I decided it needed to be bulked up some so I added a leek, some garlic, and fresh herbs.I used my fool-proof method for cleaning leeks. Leeks are notoriously sandy and the sand loves to settle in the layers of the leek where it can create an unpleasant taste and texture experience.
This technique eliminates that. Once you have cut off the root end and the tougher dark green ends you can slice the leeks to suit the recipe you are creating.Drop the slices into a bowl of cold water and let them float there for 5 minutes or so.Carefully scoop out the leeks with a slotted spoon and drain them on paper towels.
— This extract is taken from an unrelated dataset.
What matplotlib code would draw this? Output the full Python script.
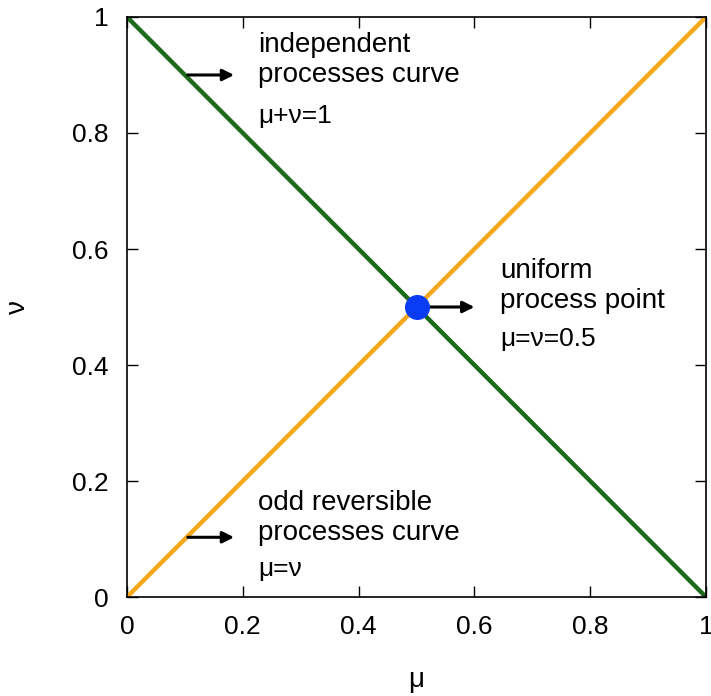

Dump out the water and marvel at the grit and sand in the bottom of the bowl that now will not ruin your creation.
Once the leeks were clean, I added them to a soup pot along with some garlic and herb sprigs. I let them all “sweat it out” for a bit in some olive oil before I added the stock.I let everything simmer for 45 minutes or so until the stock smelled incredible. The sprigs of rosemary and thyme that I used came out clean as the proverbial whistle. I diligently fished them out until I had the same number of stems that I started out with. This isn’t me being anal, it is saving my immersion blender from “choking” on the woody stems. Experience is a wonderful teacher…The stock that resulted was a bulked up and richer version of what came out of the box. It was a perfect addition to my soup. In fact, this may become a new Mama D standard when using stock in a box. I used chicken stock, but it would work equally as well with vegetable stock. You could even use this technique with homemade stock to give it a little more muscle. With Thanksgiving only days away, this could be a wonderful base for your gravy.
Whatever techniques and ingredients you use in your cooking, the most important thing to add is love. There’s a place for short cuts and convenience, even in Mama D’s Kitchen.